Provided material -
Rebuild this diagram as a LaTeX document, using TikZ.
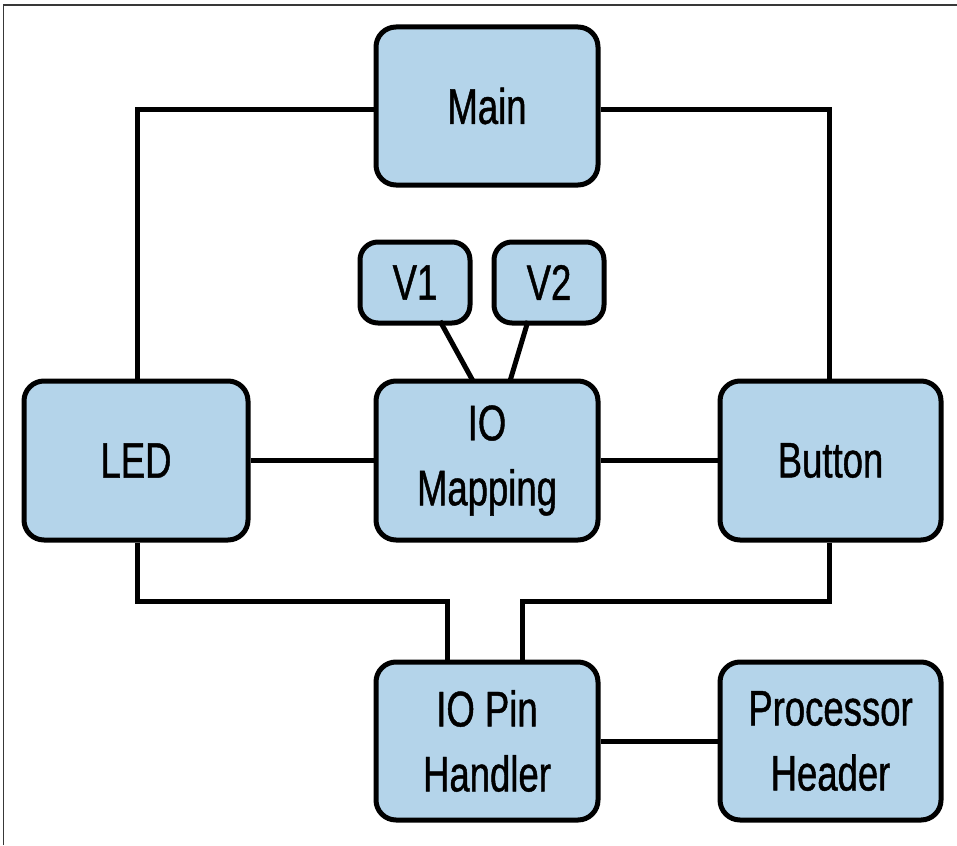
\documentclass[tikz,border=0pt]{standalone}
\usepackage{fontspec}
\setmainfont{Liberation Sans}[FakeStretch=0.73,FakeBold=0.9]
\begin{document}
\begin{tikzpicture}[x=1pt,y=-1pt,
  blk/.style={draw=black,line width=5pt,fill=boxblue,rounded corners=20pt,
    minimum width=#1,align=center,font=\fontsize{50}{65}\selectfont,inner sep=0pt},
  blk/.default=222pt,
  wire/.style={draw=black,line width=5pt}]
\definecolor{boxblue}{HTML}{B4D4EA}
\useasboundingbox (0,0) rectangle (957,845);
\draw[color=black!78,line width=1.5pt] (3.5,845) -- (3.5,5) -- (957,5);
% nodes
\node[blk, minimum height=158pt] (main) at (487,106) {Main};
\node[blk=110pt, minimum height=81pt, rounded corners=18pt] (v1) at (415,282.5) {V1};
\node[blk=110pt, minimum height=81pt, rounded corners=18pt] (v2) at (549,282.5) {V2};
\node[blk, minimum height=159pt] (io) at (487,460.5) {IO\\Mapping};
\node[blk=224pt, minimum height=159pt] (led) at (136,460.5) {LED};
\node[blk=221pt, minimum height=159pt] (btn) at (830.5,460.5) {Button};
\node[blk, minimum height=158pt] (pin) at (487,741) {IO Pin\\Handler};
\node[blk=221pt, minimum height=158pt] (proc) at (830.5,741) {Processor\\Header};
% connectors
\coordinate (a1) at (137,110);
\coordinate (a2) at (829,110);
\draw[wire] (main.west |- a1) -| (led.north -| a1);
\draw[wire] (main.east |- a2) -| (btn.north -| a2);
\draw[wire] (led.east) -- (io.west);
\draw[wire] (io.east) -- (btn.east -| btn.west);
\coordinate (b1) at (137,601);
\coordinate (b2) at (447,601);
\coordinate (c1) at (829,601);
\coordinate (c2) at (522,601);
\draw[wire] (led.south -| b1) -- (b1) -- (b2) -- (pin.north -| b2);
\draw[wire] (btn.south -| c1) -- (c1) -- (c2) -- (pin.north -| c2);
\draw[wire] (pin.east |- proc.west) -- (proc.west);
\coordinate (d1) at (440,321);
\coordinate (d2) at (473,381);
\coordinate (e1) at (528,321);
\coordinate (e2) at (510,381);
\draw[wire] (d1) -- (d2);
\draw[wire] (e1) -- (e2);
\end{tikzpicture}
\end{document}
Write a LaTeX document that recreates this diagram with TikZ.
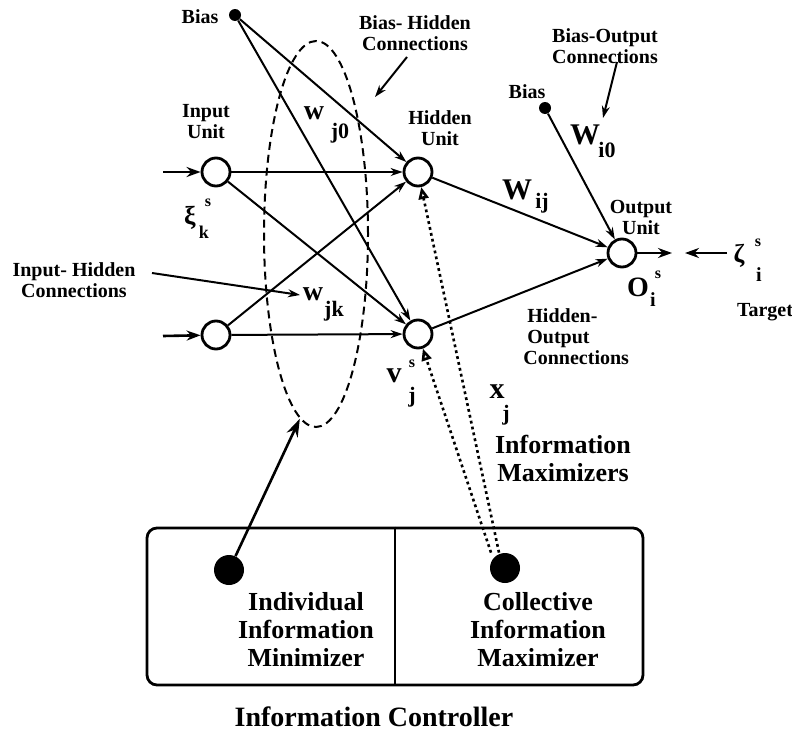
\documentclass[tikz,border=0pt]{standalone}
\usepackage{fontspec}
\setmainfont{Liberation Serif}
\usetikzlibrary{shapes.geometric,arrows.meta}
\begin{document}
\begin{tikzpicture}[x=0.5pt,y=-0.5pt,
  unit/.style={circle,draw,line width=1.4pt,minimum size=14pt,inner sep=0pt},
  bdot/.style={circle,fill,minimum size=6pt,inner sep=0pt},
  bigdot/.style={circle,fill,minimum size=15pt,inner sep=0pt},
  conn/.style={line width=1pt,-{Stealth[length=6pt,width=4pt]}},
  inarrow/.style={line width=1.3pt,-{Stealth[length=7pt,width=5pt]}},
  lbl/.style={font=\fontsize{10}{10.5}\selectfont\bfseries,align=center,inner sep=0pt},
  biglbl/.style={font=\fontsize{13}{14}\selectfont\bfseries,align=center,inner sep=0pt},
  mthw/.style={font=\fontsize{14}{14}\selectfont\bfseries,inner sep=0pt},
  mthW/.style={font=\fontsize{15}{15}\selectfont\bfseries,inner sep=0pt},
  mysub/.style={font=\fontsize{11}{11}\selectfont\bfseries,inner sep=0pt},
  mysup/.style={font=\fontsize{8}{8}\selectfont\bfseries,inner sep=0pt},
  dotarrow/.style={line width=1.3pt,dash pattern=on 1.4pt off 1.6pt,-{Triangle[open,length=6pt,width=5pt]}}
]
\useasboundingbox (0,0) rectangle (792,739);

% dashed ellipse
\node[draw,ellipse,dash pattern=on 4pt off 2.5pt,line width=1pt,minimum width=52pt,minimum height=193pt,inner sep=0pt] (ell) at (316,234) {};

% units
\node[unit] (i1) at (216,172) {};
\node[unit] (i2) at (216,335) {};
\node[unit] (h1) at (418,172) {};
\node[unit] (h2) at (418,334) {};
\node[unit] (o) at (622,253) {};
\node[bdot] (b1) at (235,15) {};
\node[bdot] (b2) at (545,108) {};

% controller box
\node[draw,rounded corners=5pt,line width=1.4pt,minimum width=248pt,minimum height=78.5pt,inner sep=0pt] (box) at (395,606.5) {};
\draw[line width=1pt] (box.north) -- (box.south);
\node[bigdot] (d1) at (229,570) {};
\node[bigdot] (d2) at (505,568) {};

% connections
\draw[conn] (i1) -- (h1);
\draw[conn] (i1) -- (h2);
\draw[conn] (i2) -- (h1);
\draw[conn] (i2) -- (h2);
\draw[conn] (b1) -- (h1);
\draw[conn] (b1) -- (h2);
\draw[conn] (h1) -- (o);
\draw[conn] (h2) -- (o);
\draw[conn] (b2) -- (o);

% input / output arrows
\coordinate (i1in) at (163,172);
\coordinate (i2in) at (163,336);
\coordinate (oout) at (672,253);
\coordinate (tgs) at (727,253);
\coordinate (tgt) at (685,253);
\draw[inarrow] (i1in) -- (i1);
\draw[inarrow] (i2in) -- (i2);
\draw[inarrow] (o) -- (oout);
\draw[inarrow] (tgs) -- (tgt);

% information maximizer dotted arrows
\draw[dotarrow] ([xshift=-3pt]d2.north) -- (h1);
\draw[dotarrow] ([xshift=-7pt]d2.north) -- (h2);

% minimizer arrow to ellipse
\draw[line width=1.3pt,-{Stealth[length=9pt,width=6pt]}] (d1) -- (ell.265);

% label arrows
\coordinate (bhs) at (407,57);
\coordinate (bht) at (375,97);
\coordinate (ihs) at (152,273);
\coordinate (iht) at (300,295);
\coordinate (bos) at (617,62);
\coordinate (bot) at (603,118);
\draw[conn] (bhs) -- (bht);
\draw[conn] (ihs) -- (iht);
\draw[conn] (bos) -- (bot);

% text labels
\node[lbl] (tb1) at (200,17) {Bias};
\node[lbl] (tbh) at (415,33) {Bias- Hidden\\Connections};
\node[lbl] (tiu) at (206,122) {Input\\Unit};
\node[lbl] (thu) at (440,128) {Hidden\\Unit};
\node[lbl] (tb2) at (527,92) {Bias};
\node[lbl] (tbo) at (605,46) {Bias-Output\\Connections};
\node[lbl] (tou) at (641,217) {Output\\Unit};
\node[lbl] (tih) at (74,280) {Input- Hidden\\Connections};
\node[lbl,align=left,anchor=west] (tho) at (523,337) {\hspace*{2pt}Hidden-\\\hspace*{2pt}Output\\Connections};
\node[lbl] (ttg) at (765,312) {Target};
\node[biglbl] (tim) at (563,458) {Information\\Maximizers};
\node[biglbl] (tiim) at (306,630) {Individual\\Information\\Minimizer};
\node[biglbl] (tcim) at (538,630) {Collective\\Information\\Maximizer};
\node[font=\fontsize{14}{14}\selectfont\bfseries,inner sep=0pt] (tic) at (374,717) {Information Controller};

% math labels
\node[mthw] (wj0) at (314,113) {w};
\node[mysub] (wj0s) at (340,133) {j0};
\node[mthW] (wij) at (517,190) {W};
\node[mysub] (wijs) at (542,203) {ij};
\node[mthW] (wi0) at (585,135) {W};
\node[mysub] (wi0s) at (607,150) {i0};
\node[mthw] (wjk) at (313,294) {w};
\node[mysub] (wjks) at (334,311) {jk};
\node[font=\fontsize{13}{13}\selectfont\bfseries,inner sep=0pt] (xi) at (190,218) {ξ};
\node[mysup] (xis) at (208,203) {s};
\node[font=\fontsize{9}{9}\selectfont\bfseries,inner sep=0pt] (xik) at (204,232) {k};
\node[mthW] (vv) at (394,376) {v};
\node[mysup] (vvs) at (412,364) {s};
\node[mysub] (vvj) at (412,397) {j};
\node[mthW] (xx) at (497,392) {x};
\node[mysub] (xxj) at (506,415) {j};
\node[font=\fontsize{14}{14}\selectfont\bfseries,inner sep=0pt] (oo) at (638,287) {O};
\node[mysup] (oos) at (658,275) {s};
\node[font=\fontsize{10}{10}\selectfont\bfseries,inner sep=0pt] (ooi) at (653,300) {i};
\node[font=\fontsize{13}{13}\selectfont\bfseries,inner sep=0pt] (zeta) at (739,256) {ζ};
\node[mysup] (zetas) at (758,243) {s};
\node[font=\fontsize{10}{10}\selectfont\bfseries,inner sep=0pt] (zetai) at (759,275) {i};
\end{tikzpicture}
\end{document}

Required work - Starting at the line that contains "Write a LaTeX" and ending at the line that contains "(0,0) rectangle (792,739);", give the lines again exactly. Do not include the pictures.

The result -
Write a LaTeX document that recreates this diagram with TikZ.
\documentclass[tikz,border=0pt]{standalone}
\usepackage{fontspec}
\setmainfont{Liberation Serif}
\usetikzlibrary{shapes.geometric,arrows.meta}
\begin{document}
\begin{tikzpicture}[x=0.5pt,y=-0.5pt,
  unit/.style={circle,draw,line width=1.4pt,minimum size=14pt,inner sep=0pt},
  bdot/.style={circle,fill,minimum size=6pt,inner sep=0pt},
  bigdot/.style={circle,fill,minimum size=15pt,inner sep=0pt},
  conn/.style={line width=1pt,-{Stealth[length=6pt,width=4pt]}},
  inarrow/.style={line width=1.3pt,-{Stealth[length=7pt,width=5pt]}},
  lbl/.style={font=\fontsize{10}{10.5}\selectfont\bfseries,align=center,inner sep=0pt},
  biglbl/.style={font=\fontsize{13}{14}\selectfont\bfseries,align=center,inner sep=0pt},
  mthw/.style={font=\fontsize{14}{14}\selectfont\bfseries,inner sep=0pt},
  mthW/.style={font=\fontsize{15}{15}\selectfont\bfseries,inner sep=0pt},
  mysub/.style={font=\fontsize{11}{11}\selectfont\bfseries,inner sep=0pt},
  mysup/.style={font=\fontsize{8}{8}\selectfont\bfseries,inner sep=0pt},
  dotarrow/.style={line width=1.3pt,dash pattern=on 1.4pt off 1.6pt,-{Triangle[open,length=6pt,width=5pt]}}
]
\useasboundingbox (0,0) rectangle (792,739);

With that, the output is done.